▶ **Record set**:
━━━━━━━━━━━━━━━━━━━━

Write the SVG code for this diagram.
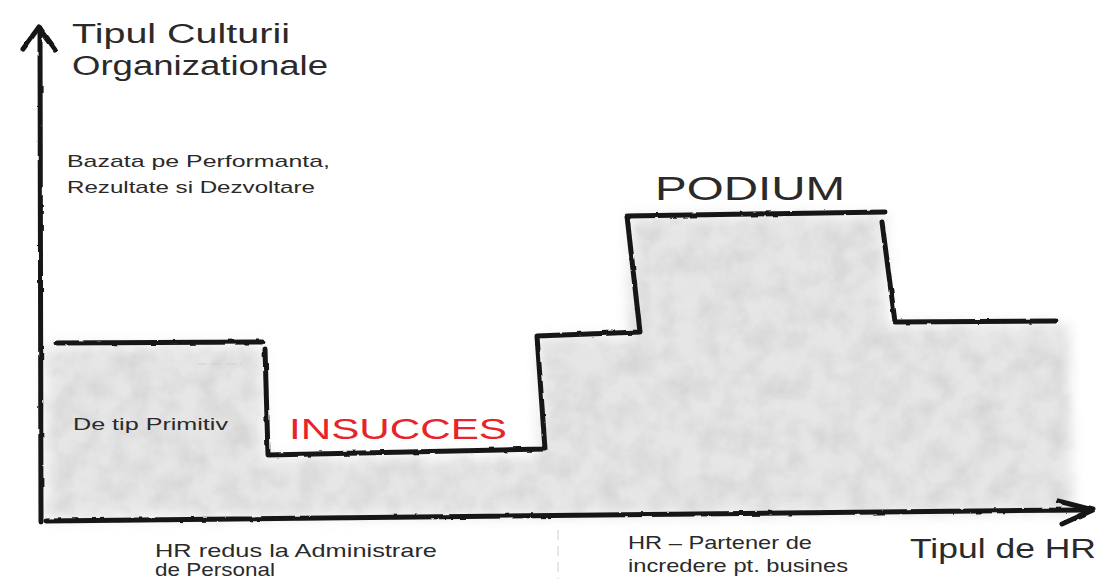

━━━━━━━━━━━━━━━━━━━━

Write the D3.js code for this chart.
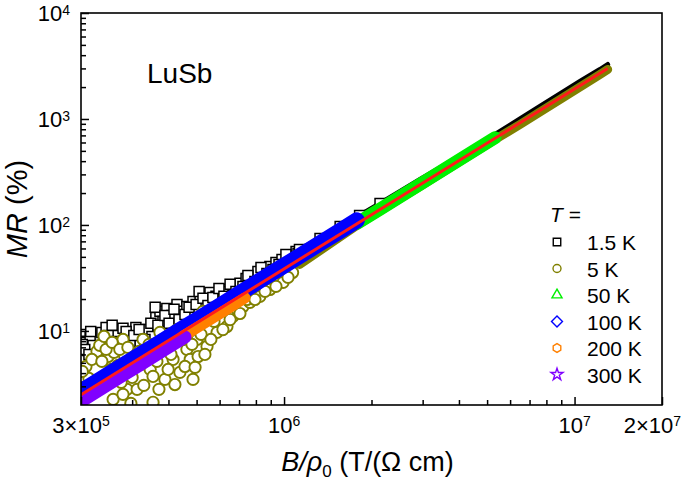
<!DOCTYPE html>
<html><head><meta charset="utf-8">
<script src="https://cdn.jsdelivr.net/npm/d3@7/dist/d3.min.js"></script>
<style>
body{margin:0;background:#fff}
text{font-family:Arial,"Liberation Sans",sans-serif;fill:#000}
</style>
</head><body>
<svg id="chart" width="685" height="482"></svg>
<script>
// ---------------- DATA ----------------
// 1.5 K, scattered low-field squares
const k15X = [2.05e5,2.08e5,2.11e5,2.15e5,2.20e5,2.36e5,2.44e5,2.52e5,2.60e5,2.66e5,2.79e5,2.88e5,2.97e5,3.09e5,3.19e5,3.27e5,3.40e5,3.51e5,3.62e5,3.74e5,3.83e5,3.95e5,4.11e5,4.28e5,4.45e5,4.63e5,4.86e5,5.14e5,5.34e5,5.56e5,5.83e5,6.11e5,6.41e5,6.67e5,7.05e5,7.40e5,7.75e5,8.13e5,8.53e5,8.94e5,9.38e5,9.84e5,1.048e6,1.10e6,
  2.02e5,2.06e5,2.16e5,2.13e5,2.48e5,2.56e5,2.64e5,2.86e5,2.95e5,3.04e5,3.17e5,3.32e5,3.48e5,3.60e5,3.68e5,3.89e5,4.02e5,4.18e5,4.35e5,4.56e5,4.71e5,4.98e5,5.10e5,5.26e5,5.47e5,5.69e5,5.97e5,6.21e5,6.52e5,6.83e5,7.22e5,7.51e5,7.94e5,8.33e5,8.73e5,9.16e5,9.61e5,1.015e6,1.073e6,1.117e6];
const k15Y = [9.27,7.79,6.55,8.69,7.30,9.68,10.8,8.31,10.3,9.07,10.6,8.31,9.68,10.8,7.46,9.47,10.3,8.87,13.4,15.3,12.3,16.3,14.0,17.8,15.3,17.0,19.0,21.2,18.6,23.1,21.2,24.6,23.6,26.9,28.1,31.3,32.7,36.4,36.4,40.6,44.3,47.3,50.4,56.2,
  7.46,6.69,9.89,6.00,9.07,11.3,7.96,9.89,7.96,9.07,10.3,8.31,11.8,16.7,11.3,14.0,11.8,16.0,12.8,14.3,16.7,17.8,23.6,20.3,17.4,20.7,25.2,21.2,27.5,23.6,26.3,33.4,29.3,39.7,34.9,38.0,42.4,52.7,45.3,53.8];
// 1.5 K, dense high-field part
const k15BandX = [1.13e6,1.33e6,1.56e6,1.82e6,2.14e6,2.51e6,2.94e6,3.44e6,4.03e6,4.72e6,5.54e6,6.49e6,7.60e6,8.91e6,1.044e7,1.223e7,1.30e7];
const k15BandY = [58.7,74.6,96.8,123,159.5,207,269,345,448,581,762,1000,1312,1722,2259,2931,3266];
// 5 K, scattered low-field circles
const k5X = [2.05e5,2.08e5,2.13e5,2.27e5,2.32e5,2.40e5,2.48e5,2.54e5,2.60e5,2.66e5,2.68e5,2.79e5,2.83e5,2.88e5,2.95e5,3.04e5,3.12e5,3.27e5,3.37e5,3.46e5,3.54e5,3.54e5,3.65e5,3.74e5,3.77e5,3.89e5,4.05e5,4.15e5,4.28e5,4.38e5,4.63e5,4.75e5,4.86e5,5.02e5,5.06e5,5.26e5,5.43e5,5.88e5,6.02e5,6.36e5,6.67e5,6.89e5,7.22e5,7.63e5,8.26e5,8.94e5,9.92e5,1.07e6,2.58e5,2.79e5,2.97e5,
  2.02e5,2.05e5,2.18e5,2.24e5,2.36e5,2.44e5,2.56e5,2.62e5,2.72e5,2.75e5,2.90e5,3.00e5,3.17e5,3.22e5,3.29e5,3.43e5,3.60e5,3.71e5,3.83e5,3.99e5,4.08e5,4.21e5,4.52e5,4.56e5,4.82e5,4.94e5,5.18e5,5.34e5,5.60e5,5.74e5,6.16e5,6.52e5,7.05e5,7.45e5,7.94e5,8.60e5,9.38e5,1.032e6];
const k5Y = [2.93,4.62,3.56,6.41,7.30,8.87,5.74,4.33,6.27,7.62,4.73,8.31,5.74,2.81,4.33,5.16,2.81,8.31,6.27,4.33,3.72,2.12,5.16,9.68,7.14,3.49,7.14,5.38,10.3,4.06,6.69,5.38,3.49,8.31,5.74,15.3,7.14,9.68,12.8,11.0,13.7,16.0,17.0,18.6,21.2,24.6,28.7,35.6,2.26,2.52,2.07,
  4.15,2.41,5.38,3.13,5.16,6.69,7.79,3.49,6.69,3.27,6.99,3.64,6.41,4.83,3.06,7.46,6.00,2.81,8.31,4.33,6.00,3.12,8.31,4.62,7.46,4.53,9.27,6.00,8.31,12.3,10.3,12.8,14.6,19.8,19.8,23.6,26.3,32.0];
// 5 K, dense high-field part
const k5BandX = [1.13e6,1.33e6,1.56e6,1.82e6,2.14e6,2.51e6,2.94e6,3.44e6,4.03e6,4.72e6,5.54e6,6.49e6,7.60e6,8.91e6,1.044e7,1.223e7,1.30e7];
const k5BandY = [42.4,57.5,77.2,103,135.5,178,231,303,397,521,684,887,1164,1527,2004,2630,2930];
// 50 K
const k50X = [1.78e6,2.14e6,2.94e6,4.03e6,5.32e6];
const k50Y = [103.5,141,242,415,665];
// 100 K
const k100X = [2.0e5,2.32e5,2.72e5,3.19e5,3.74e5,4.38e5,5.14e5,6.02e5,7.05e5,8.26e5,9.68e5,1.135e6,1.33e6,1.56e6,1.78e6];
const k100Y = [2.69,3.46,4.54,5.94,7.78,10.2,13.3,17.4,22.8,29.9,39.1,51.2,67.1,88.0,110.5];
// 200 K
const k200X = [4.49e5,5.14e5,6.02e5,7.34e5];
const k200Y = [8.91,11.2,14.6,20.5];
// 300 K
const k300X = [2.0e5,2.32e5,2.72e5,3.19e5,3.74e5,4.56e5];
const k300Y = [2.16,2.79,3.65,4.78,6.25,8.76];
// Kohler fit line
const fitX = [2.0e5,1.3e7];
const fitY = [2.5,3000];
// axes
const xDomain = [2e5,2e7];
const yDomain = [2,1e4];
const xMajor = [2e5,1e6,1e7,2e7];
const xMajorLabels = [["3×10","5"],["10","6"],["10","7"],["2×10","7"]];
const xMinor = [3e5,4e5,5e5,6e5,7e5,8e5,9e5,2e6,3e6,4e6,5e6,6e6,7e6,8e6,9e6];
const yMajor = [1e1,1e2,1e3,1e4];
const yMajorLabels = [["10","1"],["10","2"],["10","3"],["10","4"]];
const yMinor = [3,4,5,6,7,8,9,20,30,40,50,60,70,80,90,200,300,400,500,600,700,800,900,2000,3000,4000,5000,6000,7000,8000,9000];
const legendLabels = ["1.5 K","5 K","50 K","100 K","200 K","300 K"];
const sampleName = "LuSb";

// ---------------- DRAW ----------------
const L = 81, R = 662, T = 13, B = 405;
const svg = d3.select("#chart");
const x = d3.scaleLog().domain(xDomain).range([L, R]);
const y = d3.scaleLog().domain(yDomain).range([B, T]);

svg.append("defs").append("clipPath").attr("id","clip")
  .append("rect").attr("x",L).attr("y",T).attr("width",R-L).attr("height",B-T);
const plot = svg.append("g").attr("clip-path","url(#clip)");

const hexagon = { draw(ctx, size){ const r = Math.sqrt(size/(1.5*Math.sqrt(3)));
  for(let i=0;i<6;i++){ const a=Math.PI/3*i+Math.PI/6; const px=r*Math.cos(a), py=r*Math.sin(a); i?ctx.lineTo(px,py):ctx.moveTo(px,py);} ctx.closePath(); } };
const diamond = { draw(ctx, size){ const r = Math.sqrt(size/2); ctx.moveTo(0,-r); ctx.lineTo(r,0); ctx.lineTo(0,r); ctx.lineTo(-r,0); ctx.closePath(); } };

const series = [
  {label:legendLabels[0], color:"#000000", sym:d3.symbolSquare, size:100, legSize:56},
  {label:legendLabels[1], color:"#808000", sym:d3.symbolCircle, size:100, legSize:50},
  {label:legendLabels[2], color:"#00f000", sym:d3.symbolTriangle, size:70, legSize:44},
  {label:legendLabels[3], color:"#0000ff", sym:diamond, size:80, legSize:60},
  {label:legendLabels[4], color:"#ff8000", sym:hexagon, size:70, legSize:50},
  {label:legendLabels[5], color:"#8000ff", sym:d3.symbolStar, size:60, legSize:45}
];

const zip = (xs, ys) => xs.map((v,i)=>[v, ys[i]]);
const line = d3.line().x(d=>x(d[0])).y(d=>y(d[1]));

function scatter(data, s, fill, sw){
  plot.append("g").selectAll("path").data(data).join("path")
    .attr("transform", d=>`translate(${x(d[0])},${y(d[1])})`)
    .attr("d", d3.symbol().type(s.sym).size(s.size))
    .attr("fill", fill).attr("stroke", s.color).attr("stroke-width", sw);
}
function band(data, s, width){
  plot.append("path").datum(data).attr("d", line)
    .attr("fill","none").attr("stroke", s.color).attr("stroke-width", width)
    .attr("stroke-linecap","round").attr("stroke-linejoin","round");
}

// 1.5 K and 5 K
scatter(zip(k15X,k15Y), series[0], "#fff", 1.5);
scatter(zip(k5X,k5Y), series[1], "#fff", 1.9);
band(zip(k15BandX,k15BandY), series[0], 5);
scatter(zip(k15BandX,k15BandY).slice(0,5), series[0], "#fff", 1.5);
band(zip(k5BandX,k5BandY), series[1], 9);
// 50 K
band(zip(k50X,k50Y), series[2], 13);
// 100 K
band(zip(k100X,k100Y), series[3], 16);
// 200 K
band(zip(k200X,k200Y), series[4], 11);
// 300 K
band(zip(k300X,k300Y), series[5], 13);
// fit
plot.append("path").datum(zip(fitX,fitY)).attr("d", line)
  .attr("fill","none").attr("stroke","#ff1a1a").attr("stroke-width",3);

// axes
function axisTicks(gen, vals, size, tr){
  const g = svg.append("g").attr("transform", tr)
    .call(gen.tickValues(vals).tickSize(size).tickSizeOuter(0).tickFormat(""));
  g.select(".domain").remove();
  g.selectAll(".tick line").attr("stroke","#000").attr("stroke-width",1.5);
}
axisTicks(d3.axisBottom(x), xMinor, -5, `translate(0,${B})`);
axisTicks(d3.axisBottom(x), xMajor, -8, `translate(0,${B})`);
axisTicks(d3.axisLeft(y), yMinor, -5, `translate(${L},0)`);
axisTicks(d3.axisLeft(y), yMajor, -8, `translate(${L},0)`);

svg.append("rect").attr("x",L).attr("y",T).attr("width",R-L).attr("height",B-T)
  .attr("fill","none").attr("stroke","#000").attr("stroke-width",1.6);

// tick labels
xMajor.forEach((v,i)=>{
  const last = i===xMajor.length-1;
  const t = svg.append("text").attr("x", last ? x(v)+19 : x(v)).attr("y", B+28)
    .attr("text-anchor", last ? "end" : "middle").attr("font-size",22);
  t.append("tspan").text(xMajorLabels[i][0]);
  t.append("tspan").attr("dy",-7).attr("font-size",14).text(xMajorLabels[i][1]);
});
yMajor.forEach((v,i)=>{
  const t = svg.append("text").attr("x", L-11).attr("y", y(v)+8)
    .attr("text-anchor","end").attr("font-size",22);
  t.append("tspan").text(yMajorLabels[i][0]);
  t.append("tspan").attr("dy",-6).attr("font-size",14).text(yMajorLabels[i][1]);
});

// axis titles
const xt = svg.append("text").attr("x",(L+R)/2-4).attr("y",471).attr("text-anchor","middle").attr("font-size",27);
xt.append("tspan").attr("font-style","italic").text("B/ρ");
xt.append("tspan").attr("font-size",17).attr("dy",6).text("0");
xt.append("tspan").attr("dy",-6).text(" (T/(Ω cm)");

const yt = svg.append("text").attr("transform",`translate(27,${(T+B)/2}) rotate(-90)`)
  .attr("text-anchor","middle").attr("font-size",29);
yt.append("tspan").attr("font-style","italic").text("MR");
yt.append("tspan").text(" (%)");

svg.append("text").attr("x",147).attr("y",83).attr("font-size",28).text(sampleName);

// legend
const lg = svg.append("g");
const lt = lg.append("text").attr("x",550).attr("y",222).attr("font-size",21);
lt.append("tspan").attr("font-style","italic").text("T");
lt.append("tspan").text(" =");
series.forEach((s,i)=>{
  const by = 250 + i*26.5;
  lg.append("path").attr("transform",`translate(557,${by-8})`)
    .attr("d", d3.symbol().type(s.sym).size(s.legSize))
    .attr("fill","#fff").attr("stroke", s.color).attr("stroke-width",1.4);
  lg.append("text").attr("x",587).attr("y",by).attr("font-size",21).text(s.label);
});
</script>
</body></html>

━━━━━━━━━━━━━━━━━━━━

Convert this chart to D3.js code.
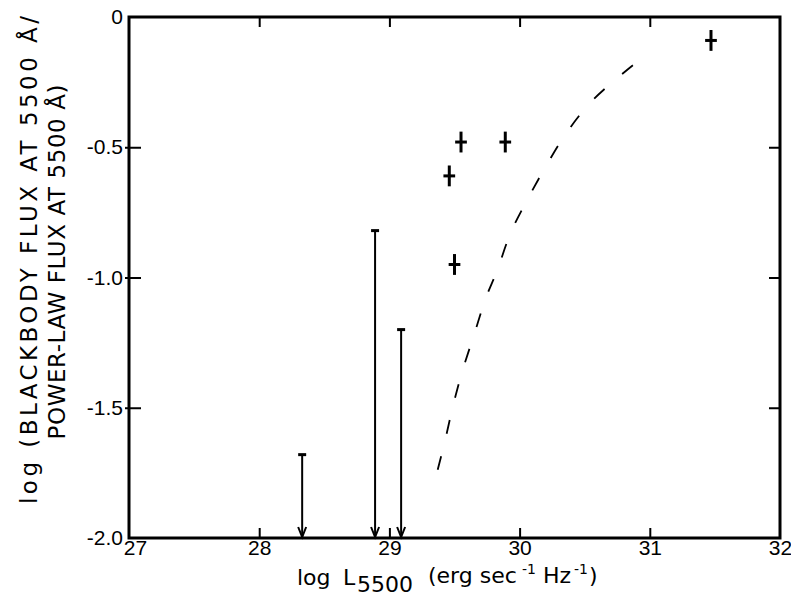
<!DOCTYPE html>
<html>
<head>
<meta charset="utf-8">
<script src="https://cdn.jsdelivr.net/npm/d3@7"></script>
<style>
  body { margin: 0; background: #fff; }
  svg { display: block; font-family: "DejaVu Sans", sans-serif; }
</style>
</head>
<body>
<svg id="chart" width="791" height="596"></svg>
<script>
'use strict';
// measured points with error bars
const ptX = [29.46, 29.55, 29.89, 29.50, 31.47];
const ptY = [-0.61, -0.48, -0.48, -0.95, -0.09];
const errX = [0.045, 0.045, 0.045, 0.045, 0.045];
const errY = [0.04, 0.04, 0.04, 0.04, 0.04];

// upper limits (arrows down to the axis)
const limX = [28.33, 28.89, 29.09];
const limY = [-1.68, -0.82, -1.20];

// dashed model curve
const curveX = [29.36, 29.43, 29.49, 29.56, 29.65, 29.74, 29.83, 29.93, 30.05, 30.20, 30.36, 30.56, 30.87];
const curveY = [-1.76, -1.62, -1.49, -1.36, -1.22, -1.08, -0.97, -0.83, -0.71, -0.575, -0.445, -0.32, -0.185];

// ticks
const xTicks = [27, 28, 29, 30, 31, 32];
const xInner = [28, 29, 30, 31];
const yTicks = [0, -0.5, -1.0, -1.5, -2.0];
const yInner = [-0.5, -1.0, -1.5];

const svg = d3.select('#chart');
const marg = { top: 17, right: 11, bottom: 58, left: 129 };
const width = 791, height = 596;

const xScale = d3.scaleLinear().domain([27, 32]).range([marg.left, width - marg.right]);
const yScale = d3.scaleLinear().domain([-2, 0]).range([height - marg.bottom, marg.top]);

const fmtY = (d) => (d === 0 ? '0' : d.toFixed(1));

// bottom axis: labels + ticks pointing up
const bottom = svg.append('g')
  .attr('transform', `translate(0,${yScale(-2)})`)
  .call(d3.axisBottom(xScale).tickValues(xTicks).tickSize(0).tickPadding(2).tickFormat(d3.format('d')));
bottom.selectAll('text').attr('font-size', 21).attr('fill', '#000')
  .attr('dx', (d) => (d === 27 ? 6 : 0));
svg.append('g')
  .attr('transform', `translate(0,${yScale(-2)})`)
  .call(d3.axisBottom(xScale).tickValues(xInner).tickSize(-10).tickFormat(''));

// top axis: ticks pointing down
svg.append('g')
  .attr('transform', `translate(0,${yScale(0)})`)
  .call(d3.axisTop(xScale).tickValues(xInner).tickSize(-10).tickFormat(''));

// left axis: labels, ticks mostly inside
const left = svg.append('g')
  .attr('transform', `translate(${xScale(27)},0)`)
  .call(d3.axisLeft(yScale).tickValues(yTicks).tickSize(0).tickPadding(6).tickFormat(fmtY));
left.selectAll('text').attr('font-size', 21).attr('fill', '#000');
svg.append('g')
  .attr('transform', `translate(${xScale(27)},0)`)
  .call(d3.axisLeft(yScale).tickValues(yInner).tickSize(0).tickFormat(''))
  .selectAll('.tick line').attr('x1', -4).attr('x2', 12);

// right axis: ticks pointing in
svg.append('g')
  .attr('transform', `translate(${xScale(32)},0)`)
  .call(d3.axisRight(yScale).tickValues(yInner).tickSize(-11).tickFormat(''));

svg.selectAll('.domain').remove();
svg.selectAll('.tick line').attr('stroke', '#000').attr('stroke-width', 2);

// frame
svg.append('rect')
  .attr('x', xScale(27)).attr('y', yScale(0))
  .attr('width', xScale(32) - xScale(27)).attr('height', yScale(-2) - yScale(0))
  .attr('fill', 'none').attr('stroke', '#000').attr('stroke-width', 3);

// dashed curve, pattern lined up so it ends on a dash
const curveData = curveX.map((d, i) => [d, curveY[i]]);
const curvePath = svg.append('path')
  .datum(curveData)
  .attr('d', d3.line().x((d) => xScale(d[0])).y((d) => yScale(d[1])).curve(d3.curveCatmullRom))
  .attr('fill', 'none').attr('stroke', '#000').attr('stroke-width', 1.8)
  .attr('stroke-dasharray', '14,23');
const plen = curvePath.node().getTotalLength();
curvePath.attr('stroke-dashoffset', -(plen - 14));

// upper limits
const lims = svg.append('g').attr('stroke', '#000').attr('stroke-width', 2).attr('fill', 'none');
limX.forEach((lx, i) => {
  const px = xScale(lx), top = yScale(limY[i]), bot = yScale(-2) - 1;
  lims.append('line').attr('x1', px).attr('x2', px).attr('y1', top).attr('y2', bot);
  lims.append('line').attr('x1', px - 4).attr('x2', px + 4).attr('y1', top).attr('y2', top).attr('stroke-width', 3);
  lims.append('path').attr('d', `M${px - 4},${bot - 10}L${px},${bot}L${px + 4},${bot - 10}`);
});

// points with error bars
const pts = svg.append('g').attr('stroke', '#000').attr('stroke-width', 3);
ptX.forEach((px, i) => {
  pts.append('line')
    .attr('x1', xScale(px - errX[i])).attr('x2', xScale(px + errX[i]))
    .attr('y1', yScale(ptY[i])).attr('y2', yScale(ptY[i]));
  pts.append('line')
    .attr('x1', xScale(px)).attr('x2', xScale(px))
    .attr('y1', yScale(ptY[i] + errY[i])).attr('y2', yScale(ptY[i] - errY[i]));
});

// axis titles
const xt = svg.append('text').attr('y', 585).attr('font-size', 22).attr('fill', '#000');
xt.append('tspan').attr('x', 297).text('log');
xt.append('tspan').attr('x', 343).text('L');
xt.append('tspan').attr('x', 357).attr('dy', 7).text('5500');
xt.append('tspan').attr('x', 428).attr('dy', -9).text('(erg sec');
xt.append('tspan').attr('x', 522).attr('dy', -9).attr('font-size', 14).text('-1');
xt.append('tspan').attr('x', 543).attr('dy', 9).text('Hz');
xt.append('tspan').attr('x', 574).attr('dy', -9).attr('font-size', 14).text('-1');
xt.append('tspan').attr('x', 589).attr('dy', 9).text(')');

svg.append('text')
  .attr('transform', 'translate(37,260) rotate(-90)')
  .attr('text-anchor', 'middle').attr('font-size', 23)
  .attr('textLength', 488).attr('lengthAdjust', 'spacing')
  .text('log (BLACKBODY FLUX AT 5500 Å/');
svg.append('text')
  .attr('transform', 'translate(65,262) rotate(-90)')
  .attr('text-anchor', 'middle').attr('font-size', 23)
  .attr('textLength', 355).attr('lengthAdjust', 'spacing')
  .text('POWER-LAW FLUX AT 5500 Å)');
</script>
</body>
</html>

━━━━━━━━━━━━━━━━━━━━

▶ **Set exercise**: Copy exactly the stretch of lines from the one containing "Convert this chart to D3.js code." through the one containing "const limY = [-1.68, -0.82, -1.20];", both included. Leave out any pictures.

▶ **Output**:
Convert this chart to D3.js code.
<!DOCTYPE html>
<html>
<head>
<meta charset="utf-8">
<script src="https://cdn.jsdelivr.net/npm/d3@7"></script>
<style>
  body { margin: 0; background: #fff; }
  svg { display: block; font-family: "DejaVu Sans", sans-serif; }
</style>
</head>
<body>
<svg id="chart" width="791" height="596"></svg>
<script>
'use strict';
// measured points with error bars
const ptX = [29.46, 29.55, 29.89, 29.50, 31.47];
const ptY = [-0.61, -0.48, -0.48, -0.95, -0.09];
const errX = [0.045, 0.045, 0.045, 0.045, 0.045];
const errY = [0.04, 0.04, 0.04, 0.04, 0.04];

// upper limits (arrows down to the axis)
const limX = [28.33, 28.89, 29.09];
const limY = [-1.68, -0.82, -1.20];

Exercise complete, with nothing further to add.